REQUIRED TASK
Please print exactly the lines below, from the start of the material up to and including the line with "18.75, 21.25, 23.75]", but none of the pictures.

○ ○ ○

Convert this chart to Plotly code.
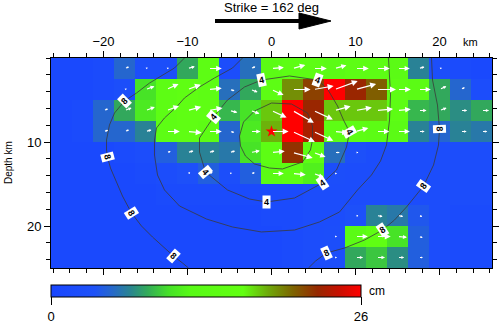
import math
import plotly.graph_objects as go

# ---------------- data ----------------
along_strike_km = [-25.0, -22.5, -20.0, -17.5, -15.0, -12.5, -10.0, -7.5, -5.0, -2.5, 0.0,
                   2.5, 5.0, 7.5, 10.0, 12.5, 15.0, 17.5, 20.0, 22.5, 25.0]
depth_km = [1.25, 3.75, 6.25, 8.75, 11.25, 13.75, 16.25, 18.75, 21.25, 23.75]

slip_cm = [
    [1, 1, 1.5, 5, 2.5, 2.5, 8, 14, 2, 5.5, 13, 14, 14, 13, 14, 14, 13, 6.5, 2.5, 1.5, 1],
    [1, 1, 1.5, 2.5, 10, 14, 15, 14, 5.5, 8, 14, 19, 21.5, 26, 22.5, 20.5, 14, 13, 8, 5, 2],
    [1, 1.5, 5, 8, 10.5, 14, 15, 15, 8.5, 10, 17.5, 26, 22.5, 17.5, 17.5, 17.5, 14, 8.5, 8, 7, 8],
    [1, 1.5, 5, 5, 6.5, 14, 15, 14, 5, 10.5, 18, 26, 23, 14, 14, 13.5, 13, 6.5, 5, 6.5, 6],
    [1, 1, 1, 1.5, 2, 4.5, 6.5, 6.5, 6, 10, 14, 22, 13.5, 5.5, 3, 2, 2, 2, 2, 2, 2],
    [1, 1, 1, 1, 1.5, 2, 3, 4.5, 2.5, 4.5, 13, 14, 11, 2.5, 2, 2, 2, 2, 2, 2, 2],
    [1, 1, 1, 1, 1, 1.5, 1.5, 1.5, 1.5, 1.5, 1.5, 1.5, 2, 2, 2, 2, 2, 2, 2, 2, 2],
    [1, 1, 1, 1, 1, 1, 1, 1, 1, 1, 1.5, 1.5, 2, 2, 3, 6.5, 6, 4, 2, 1.5, 1.5],
    [1, 1, 1, 1, 1, 1, 1, 1, 1, 1, 1, 1.5, 2, 2.5, 13, 15, 10, 4.5, 2, 1.5, 1.5],
    [1, 1, 1, 1, 1, 1, 1, 1, 1, 1, 1, 1.5, 2, 2.5, 8, 9, 7, 4.5, 2, 1.5, 1.5],
]

rake_deg = [
    [15, 15, 15, 20, 20, 15, 15, 0, 25, 20, 5, 15, 0, 15, 0, 0, 0, 15, 15, 0, 0],
    [20, 20, 20, 20, 20, 25, 20, 5, -15, -20, -25, 0, 10, 20, 15, 0, 0, 0, 25, 25, 0],
    [20, 20, 20, 20, 20, 20, 15, 10, -15, -20, -25, -30, -25, 15, 10, 5, 5, 0, 20, 0, 0],
    [15, 15, 15, 20, 15, 0, -5, 0, -10, 0, 0, -25, -25, -5, 15, 0, 0, 0, 0, 0, 0],
    [15, 15, 15, 15, 15, 15, 15, 15, 15, 10, 5, -15, -20, 0, 0, 0, 0, 0, 0, 0, 0],
    [15, 15, 15, 15, 15, 15, 15, 15, 10, 10, 0, -5, -20, 0, 0, 0, 0, 0, 0, 0, 0],
    [15, 15, 15, 15, 15, 15, 15, 0, 0, 0, 0, 0, 0, 0, 0, 0, 0, 0, 0, 0, 0],
    [15, 15, 15, 15, 15, 15, 0, 0, 0, 0, 0, 0, 0, 0, -10, -10, -10, -15, 0, 0, 0],
    [0, 0, 0, 0, 0, 0, 0, 0, 0, 0, 0, 0, 0, 0, 0, 0, -5, -15, 0, 0, 0],
    [0, 0, 0, 0, 0, 0, 0, 0, 0, 0, 0, 0, 0, 0, 0, 0, 0, 0, 0, 0, 0],
]

hypo_x = [0.0]
hypo_depth = [8.75]

# rupture-time contour polylines (km along strike, km depth)
c2_x = [-3.81, -3.33, -2.02, 0.0, 2.38, 4.29, 4.88, 4.88, 4.64, 3.69, 1.31, -0.24, -2.02, -3.10, -3.69, -3.81]
c2_d = [9.29, 7.62, 6.31, 5.36, 5.48, 6.55, 8.10, 9.76, 10.95, 12.38, 13.21, 13.10, 12.62, 11.67, 10.48, 9.29]

c4_x = [-1.19, 2.14, 5.48, 6.67, 7.86, 8.57, 9.29, 8.93, 7.74, 6.07, 2.74, -0.60, -2.62, -5.24, -7.86,
        -8.57, -8.57, -6.90, -5.24, -3.21, -1.19]
c4_d = [2.62, 2.14, 2.62, 3.69, 5.71, 7.38, 8.81, 10.60, 13.33, 14.88, 16.67, 17.14, 16.79, 15.71, 13.57,
        11.20, 9.52, 7.02, 5.00, 3.45, 2.62]

c6_x = [-3.45, -4.64, -6.79, -8.57, -10.36, -11.31, -12.74, -13.69, -13.93, -13.93, -13.57, -12.74, -10.95,
        -9.17, -7.74, -4.64, -1.19, 2.74, 5.71, 8.10, 10.24, 11.90, 12.98, 13.69, 14.05, 14.17, 13.93]
c6_d = [0.0, 1.19, 2.38, 3.45, 4.76, 5.83, 7.14, 8.33, 9.76, 11.55, 13.93, 15.71, 17.62,
        18.45, 19.17, 20.12, 20.71, 20.48, 19.52, 18.33, 15.71, 13.93, 12.26, 10.36, 7.38, 4.40, 0.0]

c8a_x = [-10.36, -11.55, -14.52, -16.07, -17.50, -18.69, -19.29, -19.64, -19.64, -19.52, -19.17, -18.57,
         -17.74, -16.67, -15.48, -14.17, -12.98, -11.67, -10.60, -9.88]
c8a_d = [0.0, 1.19, 2.98, 4.17, 5.12, 6.55, 7.98, 9.76, 10.95, 11.79, 13.10, 14.52,
         16.43, 18.45, 20.00, 21.31, 22.38, 23.57, 24.40, 25.0]

c8b_x = [19.05, 19.17, 19.76, 20.0, 19.88, 19.29, 18.10, 16.07, 14.64, 13.21, 11.07, 8.69, 6.55, 5.24, 4.40]
c8b_d = [0.0, 2.62, 5.60, 8.45, 10.36, 12.74, 15.24, 17.74, 19.29, 20.48, 21.67, 22.62, 23.21, 24.17, 25.0]

label_text = ["4", "4", "4", "4", "4", "4", "4", "8", "8", "8", "8", "8", "8", "8", "8"]
label_x = [-1.19, 5.48, -6.90, 9.29, -7.86, 6.07, -0.60, -17.50, -19.52, -16.67, -11.67, 6.55, 13.21, 18.10, 20.0]
label_d = [2.62, 2.62, 7.02, 8.81, 13.57, 14.88, 17.14, 5.12, 11.79, 18.45, 23.57, 23.21, 20.48, 15.24, 8.45]
label_angle = [-12, 20, -50, 60, 50, -34, 0, -45, 75, 58, 42, -25, -33, -55, 88]

x_ticks = [-20, -10, 0, 10, 20]
y_ticks = [10, 20]
cbar_ticks = [0, 26]

# ---------------- styling ----------------
FONT = "Liberation Sans, Arial, Helvetica, sans-serif"
colorscale = [
    [0.00, "rgb(25,70,255)"], [0.14, "rgb(30,82,248)"], [0.20, "rgb(38,105,200)"],
    [0.26, "rgb(42,135,140)"], [0.31, "rgb(50,170,90)"], [0.38, "rgb(70,225,40)"],
    [0.45, "rgb(88,250,22)"], [0.62, "rgb(98,255,18)"], [0.70, "rgb(110,170,10)"],
    [0.78, "rgb(125,100,0)"], [0.86, "rgb(150,40,0)"], [0.93, "rgb(200,15,0)"],
    [1.00, "rgb(255,0,0)"],
]

L, R, T, B = 51, 8, 58, 55
W, H = 500, 323
PW, PH = W - L - R, H - T - B


def px(xp):
    return (xp - L) / PW


def py(yp):
    return (H - B - yp) / PH


fig = go.Figure()
fig.add_trace(go.Heatmap(
    x=along_strike_km, y=depth_km, z=slip_cm, zmin=0, zmax=26, colorscale=colorscale,
    hoverinfo="skip",
    colorbar=dict(
        orientation="h", x=0, xanchor="left", y=py(285), yanchor="top",
        lenmode="pixels", len=310, thickness=12, xpad=0, ypad=0,
        outlinewidth=1, outlinecolor="black",
        tickmode="array", tickvals=cbar_ticks, ticks="outside", ticklen=8,
        tickcolor="black", tickfont=dict(size=13, color="black", family=FONT),
    ),
))

for cx, cd in [(c2_x, c2_d), (c4_x, c4_d), (c6_x, c6_d), (c8a_x, c8a_d), (c8b_x, c8b_d)]:
    fig.add_trace(go.Scatter(x=cx, y=cd, mode="lines", line=dict(color="#3a3a3a", width=0.8),
                             hoverinfo="skip", showlegend=False))

fig.add_trace(go.Scatter(x=hypo_x, y=hypo_depth, mode="markers",
                         marker=dict(symbol="star", size=9, color="red"),
                         hoverinfo="skip", showlegend=False))

annotations = []
KM_PER_CM = 0.95 / 8.4
for r, d in enumerate(depth_km):
    for c, xc in enumerate(along_strike_km):
        s = slip_cm[r][c]
        a = math.radians(rake_deg[r][c])
        ln = s * KM_PER_CM
        annotations.append(dict(
            x=xc + ln * math.cos(a), y=d - ln * math.sin(a), ax=xc, ay=d,
            xref="x", yref="y", axref="x", ayref="y", text="", showarrow=True,
            arrowhead=2, arrowsize=max(0.3, min(1.0, s / 15.0)), arrowwidth=1.2,
            arrowcolor="white", standoff=0, startstandoff=0,
        ))

for t, lx, ld, ang in zip(label_text, label_x, label_d, label_angle):
    annotations.append(dict(x=lx, y=ld, xref="x", yref="y", text="<b>" + t + "</b>", showarrow=False,
                            textangle=ang, bgcolor="white", borderpad=1,
                            font=dict(size=9, color="black", family=FONT)))

annotations.append(dict(x=px(271), y=py(8), xref="paper", yref="paper", text="Strike = 162 deg",
                        showarrow=False, xanchor="center", yanchor="middle",
                        font=dict(size=13, color="black", family=FONT)))
annotations.append(dict(x=px(470), y=py(42), xref="paper", yref="paper", text="km",
                        showarrow=False, xanchor="center", yanchor="middle",
                        font=dict(size=11, color="black", family=FONT)))
annotations.append(dict(x=px(8), y=py(163), xref="paper", yref="paper", text="Depth km",
                        showarrow=False, textangle=-90, xanchor="center", yanchor="middle",
                        font=dict(size=10, color="black", family=FONT)))
annotations.append(dict(x=px(367), y=py(291), xref="paper", yref="paper", text="cm",
                        showarrow=False, xanchor="left", yanchor="middle",
                        font=dict(size=12, color="black", family=FONT)))

shapes = [
    dict(type="line", xref="paper", yref="paper", x0=px(215), x1=px(302), y0=py(21), y1=py(21),
         line=dict(color="black", width=4)),
    dict(type="path", xref="paper", yref="paper",
         path=f"M {px(299)} {py(13)} L {px(331)} {py(21)} L {px(299)} {py(29)} Z",
         fillcolor="black", line=dict(color="black", width=1)),
]

axis_common = dict(
    showgrid=False, zeroline=False, showline=True, linecolor="black", linewidth=1,
    mirror="ticks", ticks="outside", ticklen=6, tickwidth=1, tickcolor="black",
    tickfont=dict(size=13, color="black", family=FONT),
    minor=dict(tickmode="linear", tick0=0, dtick=2, ticks="outside", ticklen=4,
               tickcolor="black", tickwidth=1, showgrid=False),
)

fig.update_layout(
    width=W, height=H, margin=dict(l=L, r=R, t=T, b=B, autoexpand=False),
    paper_bgcolor="white", plot_bgcolor="white", showlegend=False,
    font=dict(family=FONT, color="black"),
    xaxis=dict(range=[-26.25, 26.25], side="top", tickmode="array", tickvals=x_ticks, **axis_common),
    yaxis=dict(range=[25, 0], tickmode="array", tickvals=y_ticks, **axis_common),
    annotations=annotations, shapes=shapes,
)

fig.write_html("out.html")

○ ○ ○

REPLY
Convert this chart to Plotly code.
import math
import plotly.graph_objects as go

# ---------------- data ----------------
along_strike_km = [-25.0, -22.5, -20.0, -17.5, -15.0, -12.5, -10.0, -7.5, -5.0, -2.5, 0.0,
                   2.5, 5.0, 7.5, 10.0, 12.5, 15.0, 17.5, 20.0, 22.5, 25.0]
depth_km = [1.25, 3.75, 6.25, 8.75, 11.25, 13.75, 16.25, 18.75, 21.25, 23.75]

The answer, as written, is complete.